2019, im Alter von 100 Jahren, reiste Iryna Schul nach Deutschland, um zum ersten Mal seit der Befreiung die KZ-Gedenkstätte Flossenbürg zu besuchen.

"Kommen Sie mich wieder besuchen"

Apolonia Dolinska freut sich über den Besuch von Christoph Kulessa im Mai 2019 im Krankenhaus. An ihrem 100. Geburtstag im Oktober hat er sie zuhause besucht und ihr persönlich gratuliert.

Auch die Warschauerin Apolonia Dolinska hätte nicht gedacht, dass sie mit solch einem langen Leben beschenkt werden würde. "Nach alledem, was ich in meiner Jugend erlitten habe, ist es unfassbar. Trotzdem bin ich dankbar für jedes Lebensjahr", sagt sie. Am 9. Oktober 2019 vollendete Apolonia Dolinska ihr 100. Lebensjahr. Geschäftsführer Christoph Kulessa gratulierte ihr bei einem persönlichen Besuch.

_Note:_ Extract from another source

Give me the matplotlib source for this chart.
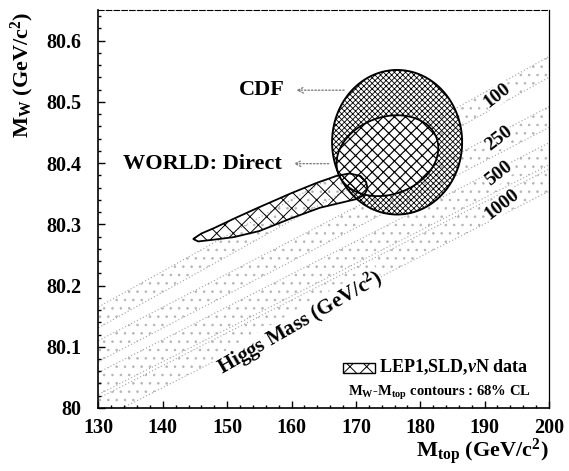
import numpy as np
import matplotlib
matplotlib.use("Agg")
import matplotlib.pyplot as plt
from matplotlib.patches import Polygon, Rectangle
from matplotlib.ticker import MultipleLocator, FixedLocator, FixedFormatter

# ---- Standard Model Higgs-mass bands: M_W at the two ends of the M_top range
higgs_masses = ["100", "250", "500", "1000"]
band_mtop_ends = [130.0, 200.0]
band_mw_left = [80.148, 80.093, 80.040, 79.998]
band_mw_right = [80.557, 80.475, 80.415, 80.372]
band_half_width = [0.017, 0.017, 0.018, 0.018]
band_label_mtop = [192.0, 192.2, 192.2, 192.7]
band_label_shift = [0.0, 0.008, 0.010, 0.0]

# ---- CDF direct measurement, 68% CL contour
cdf_center = (176.4, 80.434)
cdf_semi_axes = (10.1, 0.118)

# ---- World average of direct measurements, 68% CL contour
world_center = (174.9, 80.412)
world_semi_axes = (7.76, 0.066)
world_shear = 1.5

# ---- Indirect (LEP1, SLD, nuN) contour outline
lep_upper_mtop = [144.7, 146.0, 148.0, 151.0, 155.0, 160.0, 164.0, 167.0, 169.0, 170.7, 171.6, 171.8]
lep_upper_mw = [80.276, 80.285, 80.294, 80.309, 80.328, 80.351, 80.368, 80.379, 80.383, 80.379, 80.369, 80.358]
lep_lower_mtop = [171.3, 170.0, 168.0, 164.4, 160.0, 155.0, 151.0, 148.0, 145.5]
lep_lower_mw = [80.348, 80.341, 80.336, 80.327, 80.310, 80.289, 80.279, 80.275, 80.272]

# ---- axes ticks
x_ticks = [130, 140, 150, 160, 170, 180, 190, 200]
x_tick_labels = ["130", "140", "150", "160", "170", "180", "190", "200"]
y_ticks = [80.0, 80.1, 80.2, 80.3, 80.4, 80.5, 80.6]
y_tick_labels = ["80", "80.1", "80.2", "80.3", "80.4", "80.5", "80.6"]

plt.rcParams["font.family"] = ["Liberation Serif", "DejaVu Serif"]
plt.rcParams["font.weight"] = "bold"
plt.rcParams["mathtext.fontset"] = "custom"
plt.rcParams["mathtext.rm"] = "Liberation Serif:bold"
plt.rcParams["mathtext.it"] = "Liberation Serif:bold:italic"
plt.rcParams["mathtext.bf"] = "Liberation Serif:bold"
plt.rcParams["hatch.linewidth"] = 0.6

fig = plt.figure(figsize=(5.69, 4.71), dpi=100)
ax = fig.add_axes([0.1731, 0.1338, 0.7917, 0.845])
ax.set_xlim(130, 200)
ax.set_ylim(80.0, 80.65)

# Higgs-mass bands (stippled strips)
for mh, yl, yr, hw, lx, ls in zip(higgs_masses, band_mw_left, band_mw_right,
                                   band_half_width, band_label_mtop, band_label_shift):
    xs = np.array(band_mtop_ends)
    ys = np.array([yl, yr])
    poly = Polygon([(xs[0], ys[0] - hw), (xs[1], ys[1] - hw),
                    (xs[1], ys[1] + hw), (xs[0], ys[0] + hw)],
                   closed=True, facecolor="none", edgecolor="#b4b4b4",
                   hatch="..", linewidth=0, zorder=1)
    ax.add_patch(poly)
    for s in (-1, 1):
        ax.plot(xs, ys + s * hw, color="#a0a0a0", lw=0.8, ls=(0, (1, 2)), zorder=1)
    slope = (yr - yl) / (xs[1] - xs[0])
    ly = yl + slope * (lx - xs[0]) + ls
    ax.text(lx, ly, mh, fontsize=14, rotation=38, ha="center", va="center",
            zorder=6, bbox=dict(facecolor="white", edgecolor="none", pad=0.5))

t = np.linspace(0, 2 * np.pi, 300)

# CDF contour
cdf_x = cdf_center[0] + cdf_semi_axes[0] * np.cos(t)
cdf_y = cdf_center[1] + cdf_semi_axes[1] * np.sin(t)
ax.add_patch(Polygon(np.column_stack([cdf_x, cdf_y]), closed=True, facecolor="none",
                     edgecolor="black", hatch="x" * 6, linewidth=1.4, zorder=3))

# World direct contour (heavier, coarser hatching)
plt.rcParams["hatch.linewidth"] = 0.85
w_x = world_center[0] + world_semi_axes[0] * np.cos(t) + world_shear * np.sin(t)
w_y = world_center[1] + world_semi_axes[1] * np.sin(t)
ax.add_patch(Polygon(np.column_stack([w_x, w_y]), closed=True, facecolor="white",
                     edgecolor="black", hatch="xxx", linewidth=1.3, zorder=4))

# LEP1/SLD/nuN contour
plt.rcParams["hatch.linewidth"] = 0.7
lep_x = lep_upper_mtop + lep_lower_mtop
lep_y = lep_upper_mw + lep_lower_mw
ax.add_patch(Polygon(np.column_stack([lep_x, lep_y]), closed=True, facecolor="none",
                     edgecolor="black", hatch="xx", linewidth=1.3, zorder=5))

# labels with arrows
arrow_kw = dict(arrowstyle="->", color="#808080", lw=1.0, linestyle=(0, (1, 1.5)))
ax.text(155.4, 80.519, "CDF", fontsize=16, ha="center", va="center", zorder=6)
ax.annotate("", xy=(160.3, 80.519), xytext=(168.6, 80.519), arrowprops=arrow_kw, zorder=6)
ax.text(146.2, 80.399, "WORLD: Direct", fontsize=16, ha="center", va="center", zorder=6)
ax.annotate("", xy=(159.9, 80.399), xytext=(166.2, 80.399), arrowprops=arrow_kw, zorder=6)

ax.text(161.3, 80.138, "Higgs Mass (GeV/c$^{2}$)", fontsize=15, rotation=30,
        ha="center", va="center", zorder=6,
        bbox=dict(facecolor="white", edgecolor="none", pad=0.1))

# legend
ax.add_patch(Rectangle((168.0, 80.057), 5.0, 0.017, facecolor="none", edgecolor="black",
                       hatch="xx", linewidth=1.0, zorder=6))
ax.text(173.6, 80.066, r"LEP1,SLD,$\nu$N data", fontsize=13, ha="left", va="center", zorder=6)
ax.text(183.0, 80.025, r"M$_{\rm W}$-M$_{\rm top}$ contours : 68% CL", fontsize=10.5,
        ha="center", va="center", zorder=6)

# axes styling
ax.xaxis.set_major_locator(FixedLocator(x_ticks))
ax.xaxis.set_major_formatter(FixedFormatter(x_tick_labels))
ax.yaxis.set_major_locator(FixedLocator(y_ticks))
ax.yaxis.set_major_formatter(FixedFormatter(y_tick_labels))
ax.xaxis.set_minor_locator(MultipleLocator(2))
ax.yaxis.set_minor_locator(MultipleLocator(0.02))
ax.tick_params(which="both", direction="in", top=False, right=False, width=1.0)
ax.tick_params(which="major", length=5, labelsize=14.5)
ax.tick_params(axis="y", which="major", pad=12)
ax.tick_params(axis="x", which="major", pad=7)
ax.tick_params(which="minor", length=2.5)
for lab in ax.get_xticklabels() + ax.get_yticklabels():
    lab.set_fontweight("bold")

ax.spines["left"].set_linewidth(1.2)
ax.spines["bottom"].set_linewidth(1.2)
ax.spines["right"].set_linewidth(0.9)
ax.spines["top"].set_linewidth(0.8)
ax.spines["top"].set_linestyle((0, (5, 2)))

ax.text(1.0, -0.11, r"M$_{\rm top}$ (GeV/c$^{\rm 2}$)", transform=ax.transAxes,
        fontsize=16, ha="right", va="center")
ax.text(-0.17, 0.995, r"M$_{\rm W}$ (GeV/c$^{\rm 2}$)", transform=ax.transAxes,
        fontsize=16, ha="center", va="top", rotation=90)

fig.savefig("out.png", dpi=100)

Zwei Konzentrationslager, Auschwitz und Ravensbrück, hat Apolonia Dolinska während des Zweiten Weltkriegs überlebt. "1939, kurz vor Kriegsbeginn, war ich fast 20 Jahre alt und hatte gerade einen netten jungen Mann kennengelernt", erinnert sich Apolonia Dolinska. "Doch dann brach der Krieg aus, wir verloren uns aus den Augen".

Apolonia, die sich bei den Pfadfindern engagierte, wurde 1944 infolge der Niederschlagung des Warschauer Aufstandes verhaftet und ins Konzentrationslager Auschwitz-Birkenau deportiert. "Als Krankenschwester und Hebamme habe ich mich, so gut ich konnte, um die Kranken gekümmert", sagt sie. Von Auschwitz wurde Apolonia nach Ravensbrück gebracht. Über das Rote Kreuz kam sie 1945 nach Schweden und kehrte schließlich Ende des Jahres mit dem ersten Transport nach Polen zurück.

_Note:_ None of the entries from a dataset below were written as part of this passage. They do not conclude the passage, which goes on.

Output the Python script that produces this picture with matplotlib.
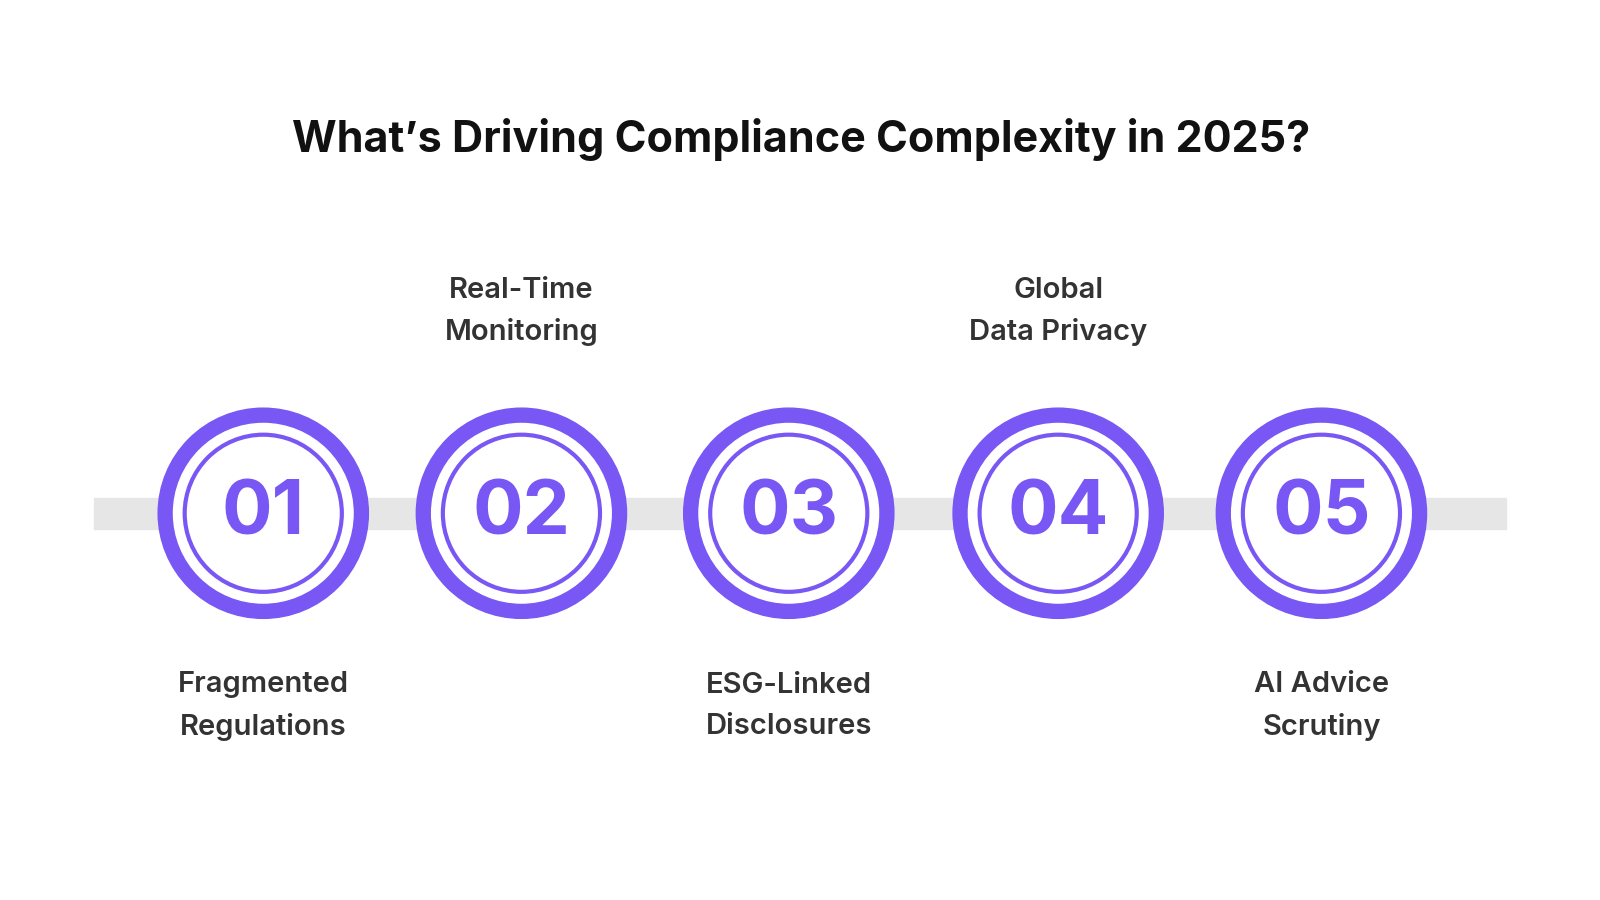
import matplotlib
matplotlib.use("Agg")
from matplotlib import pyplot as plt
from matplotlib.patches import Circle, Rectangle

title = "What’s Driving Compliance Complexity in 2025?"
numbers = ["01", "02", "03", "04", "05"]
labels = ["Fragmented\nRegulations", "Real-Time\nMonitoring", "ESG-Linked\nDisclosures",
          "Global\nData Privacy", "AI Advice\nScrutiny"]
label_above = [False, True, False, True, False]
centers_x = [258, 511, 773, 1037, 1295]

PURPLE = "#7857f5"
FONT = "Inter"

fig = plt.figure(figsize=(16, 9), dpi=100)
ax = fig.add_axes([0, 0, 1, 1])
# coordinates measured on a 1568x882 view of the reference
ax.set_xlim(0, 1568)
ax.set_ylim(882, 0)
ax.set_aspect("equal")
ax.axis("off")

cy = 503
ax.add_patch(Rectangle((92, 488), 1384, 30, color="#e6e6e6", zorder=1))

for x, num, lab, above in zip(centers_x, numbers, labels, label_above):
    ax.add_patch(Circle((x, cy), 103, color=PURPLE, zorder=2))
    ax.add_patch(Circle((x, cy), 88, color="white", zorder=3))
    ax.add_patch(Circle((x, cy), 77, fill=False, ec=PURPLE, lw=3, zorder=4))
    ax.text(x, cy + 2, num, ha="center", va="center", fontsize=54, fontweight="bold",
            color=PURPLE, family=FONT, zorder=5)
    ly = 305 if above else 692
    ax.text(x, ly, lab, ha="center", va="center", fontsize=21, fontweight="semibold",
            color="#333333", family=FONT, linespacing=1.65)

ax.text(785, 137, title, ha="center", va="center", fontsize=31, fontweight="bold",
        color="#111111", family=FONT)

fig.savefig("out.png", dpi=100, facecolor="white")
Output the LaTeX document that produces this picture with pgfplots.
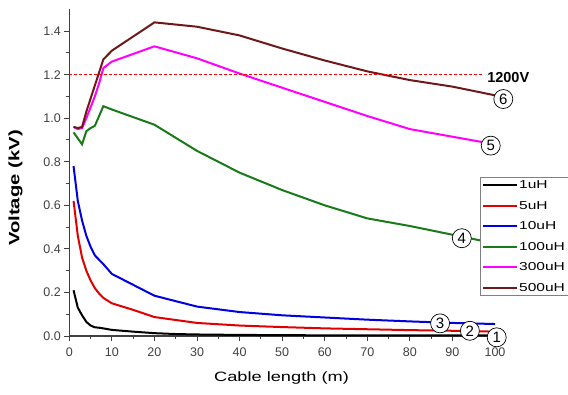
\documentclass[border=0pt]{standalone}
\usepackage{pgfplots}
\pgfplotsset{compat=1.18}
\usepackage{fontspec}
\setmainfont{Liberation Sans}
\newfontfamily\widefont[FakeStretch=1.35]{Liberation Sans}
\definecolor{cblack}{HTML}{000000}
\definecolor{cred}{HTML}{E00000}
\definecolor{cblue}{HTML}{0000E0}
\definecolor{cgreen}{HTML}{187A18}
\definecolor{cmag}{HTML}{FF00FF}
\definecolor{cbrown}{HTML}{701818}
\definecolor{axgray}{HTML}{404040}
\begin{document}
\begin{tikzpicture}
\useasboundingbox (0pt,0pt) rectangle (568pt,394pt);
\begin{axis}[
  at={(69.3pt,58pt)}, anchor=south west,
  scale only axis, width=425.7pt, height=326.7pt,
  xmin=0, xmax=100, ymin=0, ymax=1.5,
  axis lines*=left, axis line style={-, axgray, line width=1.2pt},
  clip=false,
  xtick={0,10,...,100}, ytick={0,0.2,...,1.4},
  minor x tick num=1, minor y tick num=1,
  tick align=outside, major tick length=5pt, minor tick length=3pt,
  tick style={axgray, line width=1pt},
  /pgf/number format/assume math mode=true,
  yticklabel style={/pgf/number format/.cd, fixed, fixed zerofill, precision=1},
  tick label style={font=\fontsize{12.5}{14}\selectfont, text=axgray},
  xticklabel style={yshift=-3pt},
  xlabel={\widefont\fontsize{13.5}{15}\selectfont Cable length (m)},
  ylabel={\widefont\bfseries\fontsize{15}{17}\selectfont Voltage (kV)},
  xlabel style={at={(axis description cs:0.4985,-0.128)}, anchor=center},
  ylabel style={at={(axis description cs:-0.1264,0.453)}, anchor=center},
  legend style={at={(axis description cs:0.9648,0.4867)}, anchor=north west,
    draw=gray, line width=0.8pt, fill=white, inner sep=2pt,
    font=\widefont\fontsize{11.5}{13}\selectfont, row sep=8.5pt,
    nodes={inner sep=1pt, text height=8.5pt, text depth=1.5pt}},
  legend cell align=left,
  legend image code/.code={\draw[#1, line width=1.8pt] (0pt,0pt) -- (34pt,0pt);},
  every axis plot/.append style={line width=2pt},
]
\addplot[cblack] coordinates {(1,0.21)(2,0.13)(3,0.095)(4,0.065)(5,0.048)(6,0.04)(7,0.038)(8,0.035)(10,0.028)(15,0.02)(20,0.013)(25,0.009)(30,0.007)(40,0.005)(50,0.004)(60,0.003)(70,0.003)(80,0.003)(90,0.003)(100,0.003)};
\addlegendentry{1uH}
\addplot[cred] coordinates {(1,0.62)(2,0.46)(3,0.36)(4,0.30)(5,0.255)(6,0.22)(7,0.195)(8,0.175)(10,0.15)(15,0.12)(20,0.087)(30,0.06)(40,0.048)(50,0.041)(60,0.035)(70,0.031)(80,0.027)(90,0.024)(100,0.02)};
\addlegendentry{5uH}
\addplot[cblue] coordinates {(1,0.78)(2,0.62)(3,0.53)(4,0.46)(5,0.41)(6,0.37)(8,0.33)(10,0.285)(15,0.235)(20,0.185)(30,0.135)(40,0.11)(50,0.095)(60,0.085)(70,0.075)(80,0.067)(90,0.06)(100,0.055)};
\addlegendentry{10uH}
\addplot[cgreen] coordinates {(1,0.935)(3,0.88)(4,0.94)(5,0.955)(6,0.965)(8,1.055)(10,1.04)(20,0.97)(30,0.85)(40,0.75)(50,0.67)(60,0.60)(70,0.54)(80,0.505)(90,0.465)(100,0.425)};
\addlegendentry{100uH}
\addplot[cmag] coordinates {(1,0.96)(2,0.95)(3,0.955)(4,1.0)(5,1.05)(6,1.1)(7,1.16)(8,1.23)(10,1.26)(20,1.33)(30,1.275)(40,1.205)(50,1.14)(60,1.075)(70,1.01)(80,0.95)(90,0.915)(100,0.88)};
\addlegendentry{300uH}
\addplot[cbrown] coordinates {(1,0.96)(2,0.955)(3,0.96)(4,1.03)(5,1.09)(6,1.15)(7,1.21)(8,1.27)(10,1.31)(20,1.44)(30,1.42)(40,1.38)(50,1.32)(60,1.265)(70,1.215)(80,1.175)(90,1.145)(100,1.105)};
\addlegendentry{500uH}
\addplot[red, line width=1pt, dash pattern=on 3pt off 2pt, forget plot] coordinates {(0,1.2)(97,1.2)};
\node[anchor=west, font=\bfseries\fontsize{14.5}{15}\selectfont, inner sep=1pt] at (axis cs:97.9,1.187) {1200V};
\begin{scope}[every node/.style={circle, draw, line width=0.7pt, fill=white, inner sep=0pt, minimum size=19pt, font=\fontsize{15}{15}\selectfont}]
\node at (axis cs:101.95,1.088) {6};
\node at (axis cs:99.0,0.874) {5};
\node at (axis cs:92.2,0.449) {4};
\node at (axis cs:87.1,0.058) {3};
\node at (axis cs:94.1,0.024) {2};
\node at (axis cs:100.4,-0.006) {1};
\end{scope}
\end{axis}
\end{tikzpicture}
\end{document}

"Nach dem Krieg hat der 'nette junge Mann' mich gesucht und wir haben geheiratet", erzählt Apolonia Dolinska. "Er war ein herzensguter, treuer und gläubiger Mann. Er hat mich immer machen lassen, meinen Beruf und meine ehrenamtlichen Aktivitäten." Bis zu seinem Tod 2012 hat Apolonia ihren Mann gepflegt.

Heute ist die 100-Jährige selbst auf Pflege und fremde Hilfe angewiesen. "Mit Diabetes und anderen Krankheiten habe ich mich abgefunden, in meinem Alter meckert man nicht", sagte sie Christoph Kulessa, der sie kürzlich anrief und sich nach ihrem Befinden erkundigte. "Leider kann ich momentan das Haus nicht verlassen. Nicht wegen Corona, sondern weil der Fahrstuhl erneuert wird und ich im 5. Stock wohne".

Zum Ende des Telefonats äußerte sie eine Bitte: "Wenn Sie das nächste Mal in Warschau sind, kommen Sie mich wieder besuchen."